What is crocodile oil?
The products of Repcillin range are based on Nile crocodile (Crocodylus niloticus) oil. The Convention on International Trade in Endangered Species of Wild Fauna and Flora (CITES) lists the Nile crocodile under Appendix II which means species are not threatened with extinction, but the collection, processing, domestic trading and exporting of all crocodile products must be controlled.
Giving nature a helping hand
Several projects have been started for breeding Nile crocodiles in captivity with the intention of restocking suitable rivers and lakes. Commercial crocodile farming is a facility that collects wild eggs, hatchlings and/or juveniles that have a low probability of surviving to adulthood, and growing them in captivity. A percentage of the crocodiles raised on commercial crocodile farm are used to restock wild habitats, and the remainder are used for skin and meat products. It is most important that the skin trade is carefully monitored so that only farm-bred animals are used for leather goods.
Any industry that relies on natural, raw materials for its products has an awareness of the supply chain from ‘cradle to grave’, and the importance of protective measures during each and every step. Therefore, a strong focus for Repcillin is the way Crocodile oil is sourced. In addition to using ethically sourced Crocodile oil that comes from CITES stringently monitored commercial crocodile farms, the company has adopted technological innovations that actually contribute to products produced in an environmentally and socially responsible way.

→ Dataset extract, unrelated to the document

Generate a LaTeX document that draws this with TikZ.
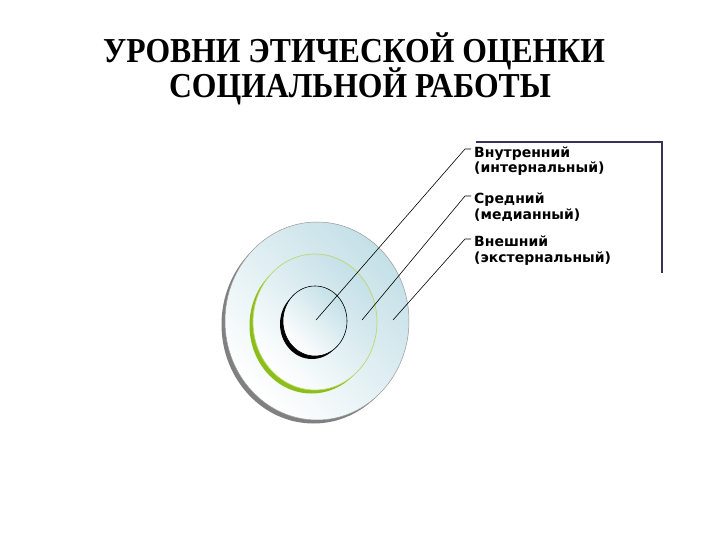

Crocodile oil is derived from the fat of a crocodile. Crocodile fat is a by-product of commercial farming and until very recently has been discarded. The fat from the crocodile is collected when the meat is trimmed and prepared and there is only 600g of fat available from a single crocodile. The fat is then sent for processing (called rendering) which involves heat treatment to break down the fat cells, pressure application and distillation in a centrifuge. This process produces a clear liquid with no residue or smell. All crocodile oil is tested by SABS.
Modern research studies verify Nile Crocodile Oil as:
- Anti-inflammatory, with effects comparable to ibuprofen;
- Bacteriostatic, does not promote the growth of bacteria;
- Hypoallergenic, not known to cause skin irritation or have any side effects;
- Highly penetrating, non-greasy, absorbs without leaving a greasy feel;
- Non-comedogenic, does not clog pores.
Nile Crocodile Oil naturally contains:
- Vitamin E, a major antioxidant and healing agent;
- Vitamin A, a known skin repairer and antioxidant;
- Linoleic acid, which eases muscle aches and joint pain;
- Oleic acid, a proven skin cell regenerator, anti-wrinkle agent;
- Sapogens, proven skin softeners;
- Terpines, known antiseptics.
Nile Crocodile Oil contains natural anti-inflammatory and healing properties with a wide range of omega oils that are known to facilitate good health. It is considered a complete source of essential fatty acids. Essential Fatty Acids (EFA’s) are fats that humans cannot manufacture or synthesize. We must obtain them from our diet. Like vitamins and minerals they are essential to the body’s functions. Incredibly, this amazing oil contains Omega 3, 6, 9 essential fatty acids and is a powerful skin moisturizer and possesses strong anti-inflammatory properties.
Humans from the ancient times tend to utilize wild animals or insects in preparation of their traditional medicines for therapeutic purposes as they believed those wild animals and insects comprise of essential ingredients for the preparation of drugs. Crocodile (Crocodylus niloticus) oil which was traditionally used as treatment for ailments such as skin rashes, skin ulcers and cancer and in promoting wound healing, was justified by scientists to exert antifungal and antibacterial effect against Candida albicans, S. aureus and Klebsiella pneumoniae. Oleic, palmic and linoleic acid (18:2) were identified as the major components in crocodile oil. Medium chain fatty acid, lauric acid and its liposomal derivatives were evaluated and proven to give strong bactericidal activity against Propionibacterium acnes. Lauric acid and its liposomal derivatives were found to interact with P.acnes through fusion, but aggregation or adsorption. The compounds fused with the bacterial membrane and released active ingredients into the membrane. The effectiveness of lauric acid in inhibiting the bacterial growth especially Gram-positive bacteria was again demonstrated in Enterococcae. Short chain fatty acid, caprylic acid (8:0), was a potent antimicrobial against coliforms (Gram-negative).